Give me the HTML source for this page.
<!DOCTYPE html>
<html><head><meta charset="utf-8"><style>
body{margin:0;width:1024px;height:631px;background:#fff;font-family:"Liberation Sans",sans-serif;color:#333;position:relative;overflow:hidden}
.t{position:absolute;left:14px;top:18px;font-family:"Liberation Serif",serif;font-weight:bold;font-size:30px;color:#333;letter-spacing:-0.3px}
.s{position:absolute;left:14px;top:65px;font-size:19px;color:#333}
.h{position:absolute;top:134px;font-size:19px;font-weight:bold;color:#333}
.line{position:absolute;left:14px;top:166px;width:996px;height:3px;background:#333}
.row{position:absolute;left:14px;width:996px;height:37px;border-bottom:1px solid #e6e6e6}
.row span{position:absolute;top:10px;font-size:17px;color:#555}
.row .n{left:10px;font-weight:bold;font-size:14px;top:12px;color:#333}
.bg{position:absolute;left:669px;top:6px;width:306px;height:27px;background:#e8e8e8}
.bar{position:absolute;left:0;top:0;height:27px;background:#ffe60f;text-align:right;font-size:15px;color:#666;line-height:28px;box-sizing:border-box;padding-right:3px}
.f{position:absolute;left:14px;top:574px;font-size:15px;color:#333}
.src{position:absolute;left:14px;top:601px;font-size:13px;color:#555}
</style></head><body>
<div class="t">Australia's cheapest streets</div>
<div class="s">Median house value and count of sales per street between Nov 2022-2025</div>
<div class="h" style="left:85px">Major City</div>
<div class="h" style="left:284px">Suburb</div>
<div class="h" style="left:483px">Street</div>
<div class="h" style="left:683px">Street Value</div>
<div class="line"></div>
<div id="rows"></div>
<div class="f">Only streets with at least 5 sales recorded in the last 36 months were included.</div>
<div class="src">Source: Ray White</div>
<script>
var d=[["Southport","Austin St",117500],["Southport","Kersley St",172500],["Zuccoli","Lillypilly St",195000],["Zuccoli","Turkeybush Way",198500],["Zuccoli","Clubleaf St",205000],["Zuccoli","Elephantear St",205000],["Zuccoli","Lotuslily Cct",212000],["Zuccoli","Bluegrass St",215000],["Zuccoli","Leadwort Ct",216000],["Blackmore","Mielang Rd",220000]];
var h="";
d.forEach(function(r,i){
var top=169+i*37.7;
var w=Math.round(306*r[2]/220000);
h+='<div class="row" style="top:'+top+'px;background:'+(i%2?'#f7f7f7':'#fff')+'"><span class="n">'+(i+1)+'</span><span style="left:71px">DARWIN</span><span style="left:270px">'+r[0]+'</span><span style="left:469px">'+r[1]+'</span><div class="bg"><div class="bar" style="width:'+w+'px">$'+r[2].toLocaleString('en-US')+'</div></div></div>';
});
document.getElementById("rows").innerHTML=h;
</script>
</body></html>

• EXERCISE TASK:
Each line of the material above needs to be quoted exactly, please.

• EXERCISE RESPONSE:
Give me the HTML source for this page.
<!DOCTYPE html>
<html><head><meta charset="utf-8"><style>
body{margin:0;width:1024px;height:631px;background:#fff;font-family:"Liberation Sans",sans-serif;color:#333;position:relative;overflow:hidden}
.t{position:absolute;left:14px;top:18px;font-family:"Liberation Serif",serif;font-weight:bold;font-size:30px;color:#333;letter-spacing:-0.3px}
.s{position:absolute;left:14px;top:65px;font-size:19px;color:#333}
.h{position:absolute;top:134px;font-size:19px;font-weight:bold;color:#333}
.line{position:absolute;left:14px;top:166px;width:996px;height:3px;background:#333}
.row{position:absolute;left:14px;width:996px;height:37px;border-bottom:1px solid #e6e6e6}
.row span{position:absolute;top:10px;font-size:17px;color:#555}
.row .n{left:10px;font-weight:bold;font-size:14px;top:12px;color:#333}
.bg{position:absolute;left:669px;top:6px;width:306px;height:27px;background:#e8e8e8}
.bar{position:absolute;left:0;top:0;height:27px;background:#ffe60f;text-align:right;font-size:15px;color:#666;line-height:28px;box-sizing:border-box;padding-right:3px}
.f{position:absolute;left:14px;top:574px;font-size:15px;color:#333}
.src{position:absolute;left:14px;top:601px;font-size:13px;color:#555}
</style></head><body>
<div class="t">Australia's cheapest streets</div>
<div class="s">Median house value and count of sales per street between Nov 2022-2025</div>
<div class="h" style="left:85px">Major City</div>
<div class="h" style="left:284px">Suburb</div>
<div class="h" style="left:483px">Street</div>
<div class="h" style="left:683px">Street Value</div>
<div class="line"></div>
<div id="rows"></div>
<div class="f">Only streets with at least 5 sales recorded in the last 36 months were included.</div>
<div class="src">Source: Ray White</div>
<script>
var d=[["Southport","Austin St",117500],["Southport","Kersley St",172500],["Zuccoli","Lillypilly St",195000],["Zuccoli","Turkeybush Way",198500],["Zuccoli","Clubleaf St",205000],["Zuccoli","Elephantear St",205000],["Zuccoli","Lotuslily Cct",212000],["Zuccoli","Bluegrass St",215000],["Zuccoli","Leadwort Ct",216000],["Blackmore","Mielang Rd",220000]];
var h="";
d.forEach(function(r,i){
var top=169+i*37.7;
var w=Math.round(306*r[2]/220000);
h+='<div class="row" style="top:'+top+'px;background:'+(i%2?'#f7f7f7':'#fff')+'"><span class="n">'+(i+1)+'</span><span style="left:71px">DARWIN</span><span style="left:270px">'+r[0]+'</span><span style="left:469px">'+r[1]+'</span><div class="bg"><div class="bar" style="width:'+w+'px">$'+r[2].toLocaleString('en-US')+'</div></div></div>';
});
document.getElementById("rows").innerHTML=h;
</script>
</body></html>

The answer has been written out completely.